Ao se propor a olhar com amplitude, entendemos que Luciana Kater é uma artista de afinidade sensível com os materiais e do rigor das formas e desenhos que deles possam ser sugeridos. E tal precisão plástica não é de hoje, mas remonta aos primeiros anseios de uma artista em constante formação. Se em sua outra banda da vida profissional o discurso é o fio condutor do que é sensível e racional, nesta o silêncio da matéria em forma é a linha guia de sua prática artística. Kater, para além de seu labor artístico, é terapeuta, o que a faz sensível e dedicada à escuta do outro. Suponho que seja justamente essa apurada capacidade de escuta que a coloca em sintonia com a matéria plástica. Desse modo, o couro é o material da vez, aquele que lhe capturou de maneira sinestésica e foi trabalhado em seu novo corpo de obras.

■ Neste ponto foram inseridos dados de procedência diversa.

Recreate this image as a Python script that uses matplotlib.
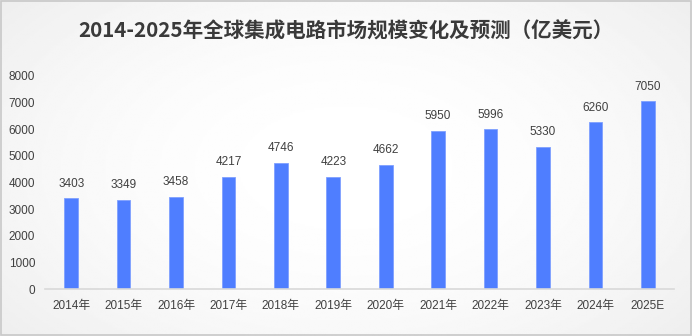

A mostra Geopoema, como a artista tão bem a nomeou, é um experimento de natureza plástica que nos põe a perceber a paisagem como construções poéticas entre o sonho e o real, o delírio e a constatação. Sem qualquer romantização, é essa grande partitura gráfica que melhor ilustra a escuta poética da artista, desde o trabalho mais antigo em exposição, Curva de contágio, até as quase bandeiras e suas geometrias centralizadas. Todas essas peles que se insinuam e se projetam no espaço desfilam pelo horizonte expositivo envolvendo e abraçando os ambientes das salas expositivas. Em última instância, é um desejo de abarcamento da artista que se manifesta, colocando sua produção agora em um outro patamar no qual todos os trabalhos parecem exercer uma relação de interdependência: um movimento rítmico único dos sons captados pela escuta  poética da artista que é, ao mesmo tempo, uma geografia poética própria de seu estar no mundo.

 

Diego Matos

fevereiro de 2024.

 

[1] Trecho inicial da canção “Terra”, de Caetano Veloso, que abre o disco Muito, lançado em 1978. Importante pontuar que o artista compôs essa canção ao ter em mente a lembrança das fotografias feitas da Terra em 1969. Até então não se tinha acesso às imagens que hoje nos são comuns. Na cadeia, Veloso recebe a visita de sua esposa Dedé Gadelha, que lhe dá uma revista Manchete com aquelas imagens deslumbrantes da Terra. Aquela forma impregnou o imaginário do compositor, que a reporta em canção quase dez anos depois.

[2] Primeiros versos do poema “É como se a infância não fosse um tempo”, da escritora Ana Martins Marques, presente no livro: MARQUES, Ana Martins. Risque esta palavra. São Paulo: Companhia das Letras, 2021. p. 21.